Мама обняла меня дрожащими руками и поцеловала в щеку. Мы с Яной обулись и поспешно спустились по лестнице. Машина ждала внизу. Водитель курил. Увидев нас, он щелчком отбросил окурок и сел за руль. Мы расположились рядом на заднем сиденье. Машина тронулась. Яна взяла меня за руку.
Такое будет повторяться часто: мы едем в онкоинститут на очередную проверку. Сдавать очередные анализы или на очередной прием к Павлу Викторовичу. Или на госпитализацию – делать очередную химию. Мы сидим на заднем сиденье вдвоем и держимся за руки. Это кажется очень важным, когда есть человек, который держит тебя и не отпускает.

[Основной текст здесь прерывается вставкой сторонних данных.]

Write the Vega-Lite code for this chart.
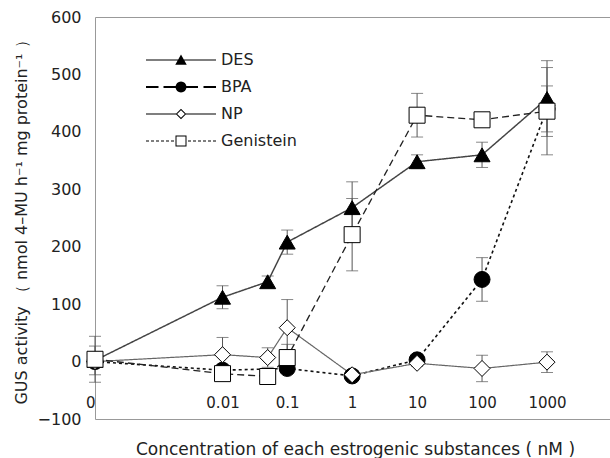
{
  "$schema": "https://vega.github.io/schema/vega-lite/v6.json",
  "width": 515,
  "height": 402,
  "autosize": {"type": "none"},
  "padding": {"left": 95, "top": 17, "right": 0, "bottom": 39},
  "background": "white",
  "config": {"view": {"stroke": null}, "font": "DejaVu Sans"},
  "data": {
    "values": [
      {"series": "DES", "conc": 0, "activity": 2, "err": 25},
      {"series": "DES", "conc": 0.01, "activity": 112, "err": 20},
      {"series": "DES", "conc": 0.05, "activity": 139, "err": 10},
      {"series": "DES", "conc": 0.1, "activity": 208, "err": 21},
      {"series": "DES", "conc": 1, "activity": 268, "err": 45},
      {"series": "DES", "conc": 10, "activity": 348, "err": 12},
      {"series": "DES", "conc": 100, "activity": 360, "err": 22},
      {"series": "DES", "conc": 1000, "activity": 458, "err": 66},
      {"series": "BPA", "conc": 0, "activity": 0, "err": 5},
      {"series": "BPA", "conc": 0.01, "activity": -15, "err": 5},
      {"series": "BPA", "conc": 0.1, "activity": -12, "err": 5},
      {"series": "BPA", "conc": 1, "activity": -25, "err": 5},
      {"series": "BPA", "conc": 10, "activity": 3, "err": 8},
      {"series": "BPA", "conc": 100, "activity": 143, "err": 38},
      {"series": "BPA", "conc": 1000, "activity": 440, "err": 40},
      {"series": "NP", "conc": 0, "activity": 0, "err": 5},
      {"series": "NP", "conc": 0.01, "activity": 12, "err": 30},
      {"series": "NP", "conc": 0.05, "activity": 7, "err": 17},
      {"series": "NP", "conc": 0.1, "activity": 59, "err": 49},
      {"series": "NP", "conc": 1, "activity": -23, "err": 5},
      {"series": "NP", "conc": 10, "activity": -3, "err": 5},
      {"series": "NP", "conc": 100, "activity": -12, "err": 23},
      {"series": "NP", "conc": 1000, "activity": -1, "err": 18},
      {"series": "Genistein", "conc": 0, "activity": 4, "err": 40},
      {"series": "Genistein", "conc": 0.01, "activity": -21, "err": 5},
      {"series": "Genistein", "conc": 0.05, "activity": -26, "err": 5},
      {"series": "Genistein", "conc": 0.1, "activity": 7, "err": 23},
      {"series": "Genistein", "conc": 1, "activity": 221, "err": 63},
      {"series": "Genistein", "conc": 10, "activity": 429, "err": 38},
      {"series": "Genistein", "conc": 100, "activity": 421, "err": 12},
      {"series": "Genistein", "conc": 1000, "activity": 436, "err": 76}
    ]
  },
  "encoding": {
    "x": {
      "field": "conc",
      "type": "quantitative",
      "scale": {"type": "symlog", "constant": 0.00011, "domain": [0, 9330], "nice": false, "zero": false},
      "axis": {
        "title": "Concentration of each estrogenic substances ( nM )",
        "values": [0, 0.01, 0.1, 1, 10, 100, 1000],
        "labelExpr": "'' + datum.value",
        "ticks": false,
        "domain": false,
        "grid": false,
        "labelPadding": -24,
        "labelFontSize": 15,
        "labelColor": "#222",
        "labelFlush": false,
        "labelOverlap": false,
        "labelBound": false,
        "labelAlign": {"condition": {"test": "datum.value === 0", "value": "right"}, "value": "center"},
        "titleFontSize": 17,
        "titleFontWeight": "normal",
        "titleColor": "#222",
        "titleX": 260,
        "titleY": 30,
        "titleAlign": "center",
        "titleBaseline": "middle"
      }
    },
    "y": {
      "field": "activity",
      "type": "quantitative",
      "scale": {"domain": [-100, 600], "nice": false, "zero": false},
      "axis": {
        "title": "GUS activity （ nmol 4–MU h⁻¹  mg protein⁻¹  ）",
        "values": [-100, 0, 100, 200, 300, 400, 500, 600],
        "ticks": false,
        "domain": true,
        "domainColor": "#999",
        "labelPadding": 14,
        "labelFontSize": 16,
        "labelColor": "#222",
        "grid": true,
        "gridColor": "#999",
        "gridOpacity": {"condition": {"test": "datum.value === 600 || datum.value === -100", "value": 1}, "value": 0},
        "titleFontSize": 16,
        "titleFontWeight": "normal",
        "titleColor": "#222",
        "titleX": -74,
        "titleY": 201,
        "titleAngle": 270,
        "titleAlign": "center",
        "titleBaseline": "middle"
      }
    }
  },
  "resolve": {"scale": {"shape": "independent"}},
  "layer": [
    {
      "mark": {"type": "point", "filled": true, "size": 0, "color": "black"},
      "encoding": {
        "shape": {
          "field": "series",
          "type": "nominal",
          "scale": {
            "domain": ["DES", "BPA", "NP", "Genistein"],
            "range": [
              "M-7,-0.1L7,-0.1L7,0.1L-7,0.1ZM0,-1.1L1.15,0.95L-1.15,0.95Z",
              "M-7,-0.2L-4.5,-0.2L-4.5,0.2L-7,0.2ZM-3.5,-0.2L3.4,-0.2L3.4,0.2L-3.5,0.2ZM4.5,-0.2L7,-0.2L7,0.2L4.5,0.2ZM1.1,0L1.016,0.421L0.778,0.778L0.421,1.016L0,1.1L-0.421,1.016L-0.778,0.778L-1.016,0.421L-1.1,0L-1.016,-0.421L-0.778,-0.778L-0.421,-1.016L0,-1.1L0.421,-1.016L0.778,-0.778L1.016,-0.421Z",
              "M-7,-0.1L-1,-0.1L-1,0.1L-7,0.1ZM1,-0.1L7,-0.1L7,0.1L1,0.1ZM0,-1.05L1.05,0L0,1.05L-1.05,0ZM0,-0.77L-0.77,0L0,0.77L0.77,0Z",
              "M-7,-0.1L-6.4,-0.1L-6.4,0.1L-7,0.1ZM-6,-0.1L-5.4,-0.1L-5.4,0.1L-6,0.1ZM-5,-0.1L-4.4,-0.1L-4.4,0.1L-5,0.1ZM-4,-0.1L-3.4,-0.1L-3.4,0.1L-4,0.1ZM-3,-0.1L-2.4,-0.1L-2.4,0.1L-3,0.1ZM-2,-0.1L-1.4,-0.1L-1.4,0.1L-2,0.1ZM1.4,-0.1L2,-0.1L2,0.1L1.4,0.1ZM2.4,-0.1L3,-0.1L3,0.1L2.4,0.1ZM3.4,-0.1L4,-0.1L4,0.1L3.4,0.1ZM4.4,-0.1L5,-0.1L5,0.1L4.4,0.1ZM5.4,-0.1L6,-0.1L6,0.1L5.4,0.1ZM6.4,-0.1L7,-0.1L7,0.1L6.4,0.1ZM-1.1,-1.1L1.1,-1.1L1.1,1.1L-1.1,1.1ZM-0.9,-0.9L-0.9,0.9L0.9,0.9L0.9,-0.9Z"
            ]
          },
          "legend": {
            "type": "symbol",
            "orient": "none",
            "legendX": 78,
            "legendY": 35,
            "title": null,
            "padding": 0,
            "labelFontSize": 16,
            "labelColor": "#222",
            "labelOffset": 32,
            "rowPadding": 11,
            "symbolSize": 100,
            "symbolFillColor": "black",
            "symbolStrokeColor": "#222",
            "symbolStrokeWidth": 1,
            "symbolOpacity": 1
          }
        }
      }
    },
    {
      "mark": {"type": "errorbar", "color": "#555", "thickness": 1, "ticks": {"size": 12, "color": "#555"}},
      "encoding": {
        "yError": {"field": "err"},
        "detail": {"field": "series", "type": "nominal"}
      }
    },
    {
      "mark": {"type": "line"},
      "encoding": {
        "color": {"field": "series", "type": "nominal", "scale": {"range": ["#111", "#444", "#222", "#666"]}, "legend": null},
        "strokeDash": {"field": "series", "type": "nominal", "scale": {"range": [[3, 3], [1, 0], [7, 4], [1, 0]]}, "legend": null},
        "strokeWidth": {"field": "series", "type": "nominal", "scale": {"range": [1.6, 1.2, 1.6, 1]}, "legend": null}
      }
    },
    {
      "mark": {"type": "point", "filled": true, "stroke": "black", "strokeWidth": 1, "size": 256, "opacity": 1},
      "encoding": {
        "fill": {"field": "series", "type": "nominal", "scale": {"range": ["black", "black", "white", "white"]}, "legend": null},
        "shape": {
          "field": "series",
          "type": "nominal",
          "scale": {"range": ["circle", "triangle-up", "square", "diamond"]},
          "legend": null
        }
      }
    }
  ]
}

Помню, как сильно позже, вечером в предпоследний день зимы 2017 года, я сильно чихнул, и из орбиты глаза пошла кровь; Яна внимательно осмотрела полость, впала в панику и тут же позвонила знакомому радиологу из ростовского института онкологии. Та всегда работала допоздна. Радиолог сказала: приезжайте. Яна затолкала в полость орбиты здоровый кусок ваты, намазанный левомеколем, чтоб остановить кровь. Если вату вставить на сухую, то потом, когда будешь ее доставать, она порвет в полости слизистую, и крови будет намного больше. Поэтому обязательно левомеколь. Или какое-нибудь смягчающее масло: персиковое подойдет. Я был наготове с марлей: кровь все равно подсачивалась из левой ноздри. Машина приехала быстро. Мы сели на заднее сиденье.

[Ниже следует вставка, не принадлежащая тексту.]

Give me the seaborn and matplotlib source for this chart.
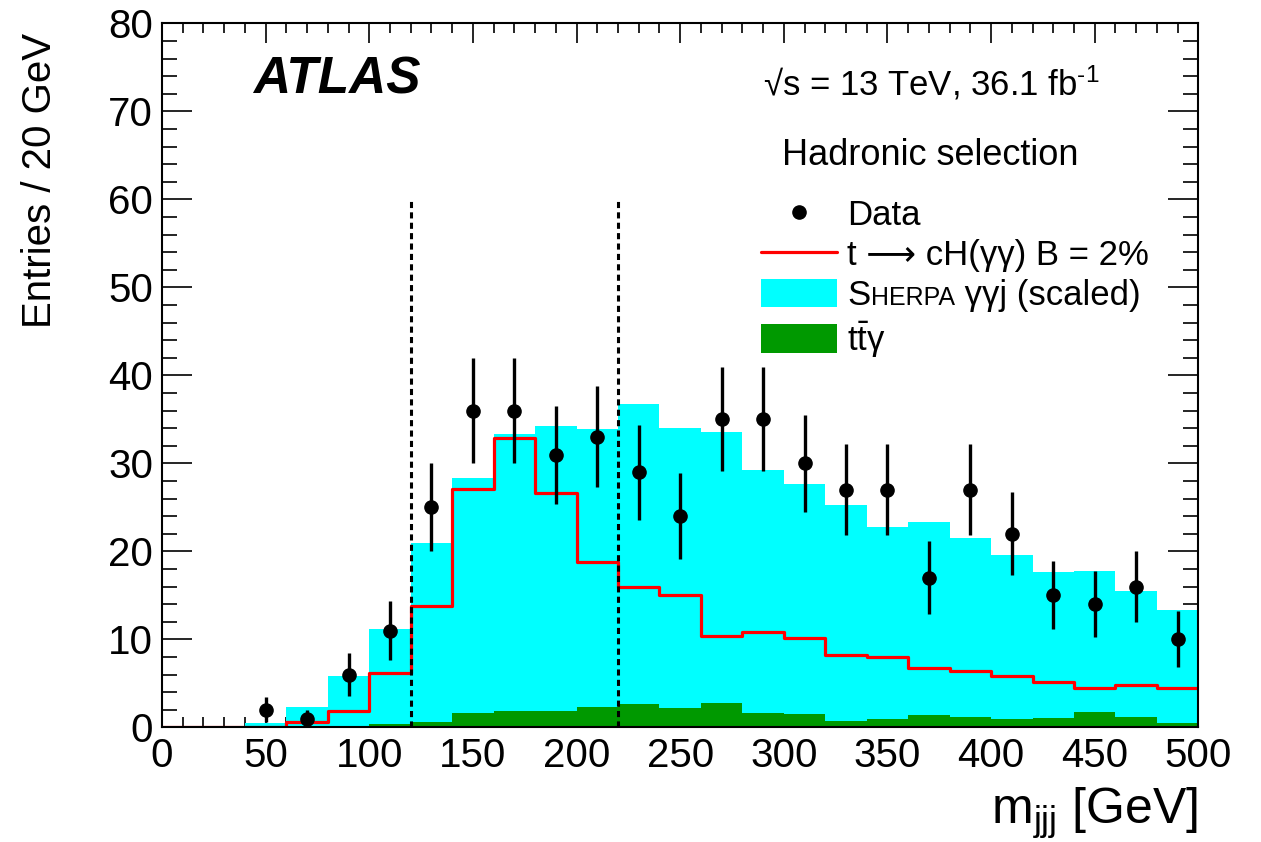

Помню: Яну трясет. Она хватает меня за руку: как будто я тону, а она тянет меня из холодной воды. Такое ощущение. Сжимаю ее пальцы. Как-то так получилось, что теперь это наш общий ад. Это, наверно, неправильно, делиться своим адом с близким человеком, но так уж вышло. За окнами машины унылый февральский Ростов. Голые деревья трясут мокрыми ветками. Стучит по рельсам новый трамвай. В дороге как всегда возникает вопрос: что если опять рецидив? Яна паникует и уговаривает не паниковать меня: с прошлым рецидивом справились, и снова справимся. Главное, сразу заметили. Скорее всего, опять кибернож, потому что есть небольшой запас на облучение. Но можно и рискнуть на операцию. Доктор в Бурденко говорил, что могут быть последствия; если ликворея не закроется, придется брать кусок кости из черепа и закрывать проблемное место. Грозился показать фотографии, чтоб понимали, как это будет выглядеть. Мог бы и не грозиться: я видел, как это выглядит. В Ростове лечился старичок, без глаза, как и я. С огромной вмятиной на лысой голове. Помню, в столовой ему все уступали очередь: хотя там и так через одного инвалид. Старичок вежливо отказывался. Хороший был старичок. Не знаю, что с ним сейчас.
В отделении радиологии на удивление тихо и пустынно для понедельника. Мимо, прихрамывая, проходит молодая девушка, лысая, в платке. У нее сосредоточенное лицо и совсем нет бровей. Когда мне давали химию в 2015 году, у меня тоже выпали брови. Помню, я этому почему-то сильно удивился. Ладно, волосы на голове, но брови? Нас замечает медсестра, которая работала со мной на медицинском ускорителе в июне-июле 2015 года. Здоровается, шутит. Хорошая женщина. Зачем вы к нам в гости? – спрашивает. Да вот, к Алие Катифовне пришли на консультацию, говорит Яна. Ясно, улыбаясь, говорит медсестра. Она не уточняет, плановая это консультация или нет, прощается и уходит. Появляется наш радиолог – пожилая сухонькая женщина с добрым старым лицом, и мы все вместе поднимаемся на лифте на четвертый этаж в смотровую.